TASK DESCRIPTION -
Leave the pictures out and quote every line from the start of the listing to the line with "0.935, 0.938, 0.941, 0.945, 0.95, 0.955, 0.958, 1.0]", inclusive.

SUPPLIED DATA -
§

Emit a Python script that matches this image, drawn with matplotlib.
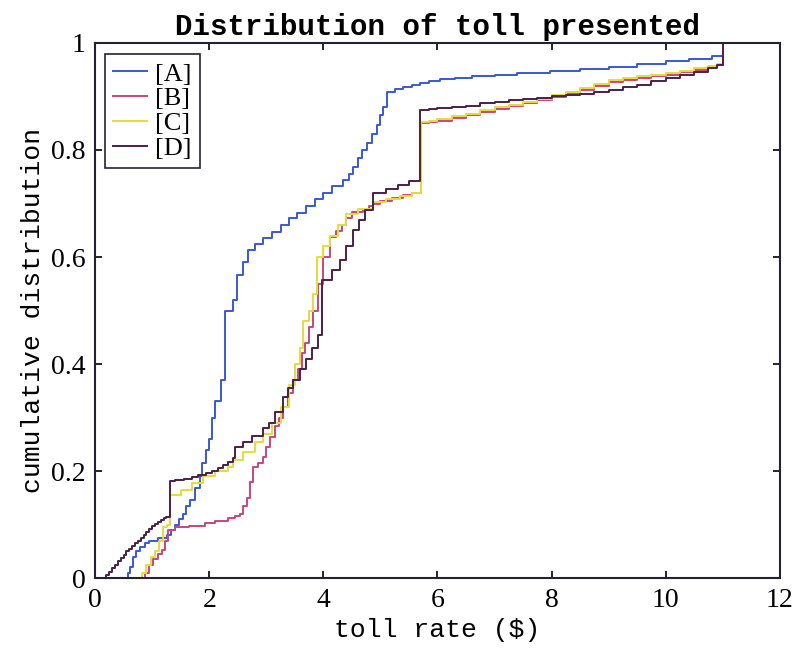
import matplotlib
matplotlib.use("Agg")
import matplotlib.pyplot as plt

# step breakpoints (toll rate in $) and cumulative share for each group
a_x = [0.0, 0.58, 0.62, 0.67, 0.72, 0.78, 0.88, 0.95, 1.1, 1.26, 1.33, 1.4, 1.47, 1.54, 1.6, 1.66,
       1.75, 1.83, 1.87, 1.95, 2.0, 2.05, 2.1, 2.2, 2.28, 2.42, 2.49, 2.6, 2.68, 2.8, 2.95, 3.1,
       3.25, 3.4, 3.54, 3.7, 3.85, 3.99, 4.15, 4.34, 4.45, 4.52, 4.6, 4.68, 4.76, 4.85, 4.94, 5.0,
       5.04, 5.11, 5.25, 5.4, 5.55, 5.7, 5.85, 6.04, 6.3, 6.6, 7.0, 7.4, 7.97, 8.5, 9.0, 9.5,
       10.0, 10.4, 10.82, 11.0]
a_y = [0.0, 0.01, 0.02, 0.04, 0.05, 0.058, 0.065, 0.07, 0.075, 0.08, 0.09, 0.1, 0.11, 0.12, 0.135, 0.146,
       0.168, 0.19, 0.215, 0.24, 0.26, 0.3, 0.33, 0.37, 0.5, 0.52, 0.566, 0.59, 0.613, 0.625, 0.636, 0.647,
       0.66, 0.672, 0.682, 0.695, 0.708, 0.72, 0.732, 0.744, 0.755, 0.768, 0.785, 0.8, 0.813, 0.83, 0.847, 0.865,
       0.88, 0.908, 0.914, 0.918, 0.921, 0.925, 0.929, 0.933, 0.935, 0.938, 0.941, 0.944, 0.948, 0.952, 0.956, 0.961,
       0.966, 0.97, 0.976, 1.0]

b_x = [0.0, 0.82, 0.88, 0.95, 1.02, 1.1, 1.17, 1.22, 1.28, 1.4, 1.65, 1.93, 2.1, 2.33, 2.45, 2.54,
       2.6, 2.66, 2.72, 2.77, 2.85, 2.94, 3.0, 3.07, 3.15, 3.22, 3.29, 3.38, 3.47, 3.55, 3.62, 3.68,
       3.75, 3.82, 3.9, 4.0, 4.12, 4.22, 4.32, 4.4, 4.5, 4.7, 4.8, 4.87, 5.0, 5.2, 5.4, 5.55,
       5.72, 5.85, 6.0, 6.25, 6.5, 6.75, 7.0, 7.25, 7.5, 7.75, 8.0, 8.25, 8.5, 8.75, 9.0, 9.25,
       9.5, 9.75, 10.0, 10.25, 10.5, 10.75, 10.9, 11.0]
b_y = [0.0, 0.0, 0.01, 0.025, 0.035, 0.045, 0.052, 0.07, 0.09, 0.095, 0.098, 0.103, 0.107, 0.112, 0.116, 0.12,
       0.135, 0.15, 0.18, 0.207, 0.215, 0.226, 0.245, 0.264, 0.285, 0.3, 0.32, 0.345, 0.37, 0.39, 0.42, 0.44,
       0.47, 0.5, 0.55, 0.6, 0.637, 0.648, 0.66, 0.672, 0.684, 0.688, 0.695, 0.7, 0.705, 0.71, 0.715, 0.72,
       0.85, 0.852, 0.855, 0.86, 0.865, 0.871, 0.877, 0.882, 0.887, 0.893, 0.899, 0.906, 0.913, 0.92, 0.927, 0.931,
       0.935, 0.938, 0.941, 0.945, 0.95, 0.955, 0.958, 1.0]

c_x = [0.0, 0.75, 0.82, 0.9, 0.98, 1.05, 1.12, 1.19, 1.26, 1.32, 1.5, 1.7, 1.9, 2.1, 2.33, 2.42,
       2.6, 2.8, 2.94, 3.1, 3.25, 3.4, 3.5, 3.59, 3.65, 3.75, 3.82, 3.89, 4.0, 4.12, 4.25, 4.4,
       4.6, 4.87, 5.1, 5.35, 5.55, 5.72, 5.85, 6.0, 6.25, 6.5, 6.75, 7.0, 7.25, 7.5, 7.75, 8.0,
       8.25, 8.5, 8.75, 9.0, 9.25, 9.5, 9.75, 10.0, 10.25, 10.5, 10.75, 10.9, 11.0]
c_y = [0.0, 0.0, 0.01, 0.025, 0.04, 0.05, 0.07, 0.095, 0.1, 0.155, 0.165, 0.178, 0.19, 0.2, 0.208, 0.22,
       0.235, 0.255, 0.27, 0.29, 0.32, 0.36, 0.4, 0.43, 0.48, 0.5, 0.53, 0.6, 0.62, 0.64, 0.66, 0.68,
       0.69, 0.702, 0.708, 0.714, 0.72, 0.853, 0.855, 0.858, 0.863, 0.868, 0.874, 0.88, 0.885, 0.89, 0.896, 0.902,
       0.909, 0.916, 0.923, 0.93, 0.934, 0.938, 0.941, 0.944, 0.948, 0.953, 0.957, 0.96, 1.0]

d_x = [0.0, 0.15, 0.2, 0.25, 0.3, 0.35, 0.4, 0.45, 0.5, 0.55, 0.6, 0.65, 0.7, 0.75, 0.8, 0.85,
       0.9, 0.95, 1.0, 1.05, 1.1, 1.15, 1.2, 1.25, 1.31, 1.4, 1.55, 1.7, 1.8, 1.95, 2.05, 2.15,
       2.25, 2.33, 2.42, 2.45, 2.6, 2.75, 2.94, 3.05, 3.15, 3.29, 3.38, 3.47, 3.59, 3.7, 3.8, 3.9,
       3.97, 4.15, 4.29, 4.4, 4.52, 4.62, 4.73, 4.87, 5.1, 5.3, 5.5, 5.69, 5.85, 6.0, 6.25, 6.5,
       6.75, 7.0, 7.25, 7.5, 7.75, 8.0, 8.25, 8.5, 8.75, 9.0, 9.25, 9.5, 9.75, 10.0, 10.25, 10.5,
       10.75, 10.9, 11.0]
d_y = [0.0, 0.0, 0.005, 0.012, 0.018, 0.025, 0.031, 0.038, 0.044, 0.05, 0.055, 0.06, 0.065, 0.07, 0.075, 0.08,
       0.086, 0.092, 0.097, 0.101, 0.105, 0.109, 0.112, 0.115, 0.181, 0.183, 0.186, 0.189, 0.192, 0.196, 0.2, 0.206,
       0.212, 0.217, 0.224, 0.245, 0.255, 0.265, 0.28, 0.29, 0.31, 0.338, 0.355, 0.37, 0.39, 0.41, 0.43, 0.455,
       0.557, 0.575, 0.594, 0.62, 0.65, 0.67, 0.688, 0.72, 0.728, 0.735, 0.742, 0.875, 0.876, 0.878, 0.88, 0.883,
       0.887, 0.89, 0.893, 0.895, 0.897, 0.9, 0.902, 0.905, 0.908, 0.912, 0.917, 0.922, 0.928, 0.934, 0.94, 0.946,
       0.953, 0.958, 1.0]

labels = ['[A]', '[B]', '[C]', '[D]']
colors = ['#3a58d6', '#c8457d', '#e6dc3c', '#4b1f46']

fig = plt.figure(figsize=(7.99, 6.51), dpi=100)
ax = fig.add_axes([0.119, 0.112, 0.857, 0.822])

series = [(a_x, a_y), (b_x, b_y), (c_x, c_y), (d_x, d_y)]
for (xs, ys), lab, col in zip(series, labels, colors):
    ax.step(xs, ys, where='post', color=col, lw=1.4, label=lab)

ax.set_xlim(0, 12)
ax.set_ylim(0, 1)
ax.set_xticks(range(0, 13, 2))
ax.set_yticks([0, 0.2, 0.4, 0.6, 0.8, 1.0])
ax.set_yticklabels(['0', '0.2', '0.4', '0.6', '0.8', '1'])
ax.tick_params(direction='in', length=5, width=1.2, top=True, right=True,
               labelsize=20, pad=7)
for t in ax.get_xticklabels() + ax.get_yticklabels():
    t.set_family('Liberation Serif')
for s in ax.spines.values():
    s.set_linewidth(1.5)
    s.set_color('#222233')

ax.set_title('Distribution of toll presented', fontfamily='Liberation Mono',
             fontweight='bold', fontsize=21, pad=6)
ax.set_xlabel('toll rate ($)', fontfamily='Liberation Mono', fontsize=19, labelpad=4)
ax.set_ylabel('cumulative distribution', fontfamily='Liberation Mono', fontsize=19, labelpad=4)

leg = ax.legend(loc='upper left', bbox_to_anchor=(0.0146, 0.979), borderaxespad=0,
                prop={'family': 'Liberation Serif', 'size': 19}, handlelength=1.3,
                handletextpad=0.3, labelspacing=0.05, borderpad=0.3, fancybox=False,
                framealpha=1)
leg.get_frame().set_edgecolor('#222233')
leg.get_frame().set_linewidth(1.2)

fig.savefig('out.png', dpi=100)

§

EXERCISE OUTPUT -
Emit a Python script that matches this image, drawn with matplotlib.
import matplotlib
matplotlib.use("Agg")
import matplotlib.pyplot as plt

# step breakpoints (toll rate in $) and cumulative share for each group
a_x = [0.0, 0.58, 0.62, 0.67, 0.72, 0.78, 0.88, 0.95, 1.1, 1.26, 1.33, 1.4, 1.47, 1.54, 1.6, 1.66,
       1.75, 1.83, 1.87, 1.95, 2.0, 2.05, 2.1, 2.2, 2.28, 2.42, 2.49, 2.6, 2.68, 2.8, 2.95, 3.1,
       3.25, 3.4, 3.54, 3.7, 3.85, 3.99, 4.15, 4.34, 4.45, 4.52, 4.6, 4.68, 4.76, 4.85, 4.94, 5.0,
       5.04, 5.11, 5.25, 5.4, 5.55, 5.7, 5.85, 6.04, 6.3, 6.6, 7.0, 7.4, 7.97, 8.5, 9.0, 9.5,
       10.0, 10.4, 10.82, 11.0]
a_y = [0.0, 0.01, 0.02, 0.04, 0.05, 0.058, 0.065, 0.07, 0.075, 0.08, 0.09, 0.1, 0.11, 0.12, 0.135, 0.146,
       0.168, 0.19, 0.215, 0.24, 0.26, 0.3, 0.33, 0.37, 0.5, 0.52, 0.566, 0.59, 0.613, 0.625, 0.636, 0.647,
       0.66, 0.672, 0.682, 0.695, 0.708, 0.72, 0.732, 0.744, 0.755, 0.768, 0.785, 0.8, 0.813, 0.83, 0.847, 0.865,
       0.88, 0.908, 0.914, 0.918, 0.921, 0.925, 0.929, 0.933, 0.935, 0.938, 0.941, 0.944, 0.948, 0.952, 0.956, 0.961,
       0.966, 0.97, 0.976, 1.0]

b_x = [0.0, 0.82, 0.88, 0.95, 1.02, 1.1, 1.17, 1.22, 1.28, 1.4, 1.65, 1.93, 2.1, 2.33, 2.45, 2.54,
       2.6, 2.66, 2.72, 2.77, 2.85, 2.94, 3.0, 3.07, 3.15, 3.22, 3.29, 3.38, 3.47, 3.55, 3.62, 3.68,
       3.75, 3.82, 3.9, 4.0, 4.12, 4.22, 4.32, 4.4, 4.5, 4.7, 4.8, 4.87, 5.0, 5.2, 5.4, 5.55,
       5.72, 5.85, 6.0, 6.25, 6.5, 6.75, 7.0, 7.25, 7.5, 7.75, 8.0, 8.25, 8.5, 8.75, 9.0, 9.25,
       9.5, 9.75, 10.0, 10.25, 10.5, 10.75, 10.9, 11.0]
b_y = [0.0, 0.0, 0.01, 0.025, 0.035, 0.045, 0.052, 0.07, 0.09, 0.095, 0.098, 0.103, 0.107, 0.112, 0.116, 0.12,
       0.135, 0.15, 0.18, 0.207, 0.215, 0.226, 0.245, 0.264, 0.285, 0.3, 0.32, 0.345, 0.37, 0.39, 0.42, 0.44,
       0.47, 0.5, 0.55, 0.6, 0.637, 0.648, 0.66, 0.672, 0.684, 0.688, 0.695, 0.7, 0.705, 0.71, 0.715, 0.72,
       0.85, 0.852, 0.855, 0.86, 0.865, 0.871, 0.877, 0.882, 0.887, 0.893, 0.899, 0.906, 0.913, 0.92, 0.927, 0.931,
       0.935, 0.938, 0.941, 0.945, 0.95, 0.955, 0.958, 1.0]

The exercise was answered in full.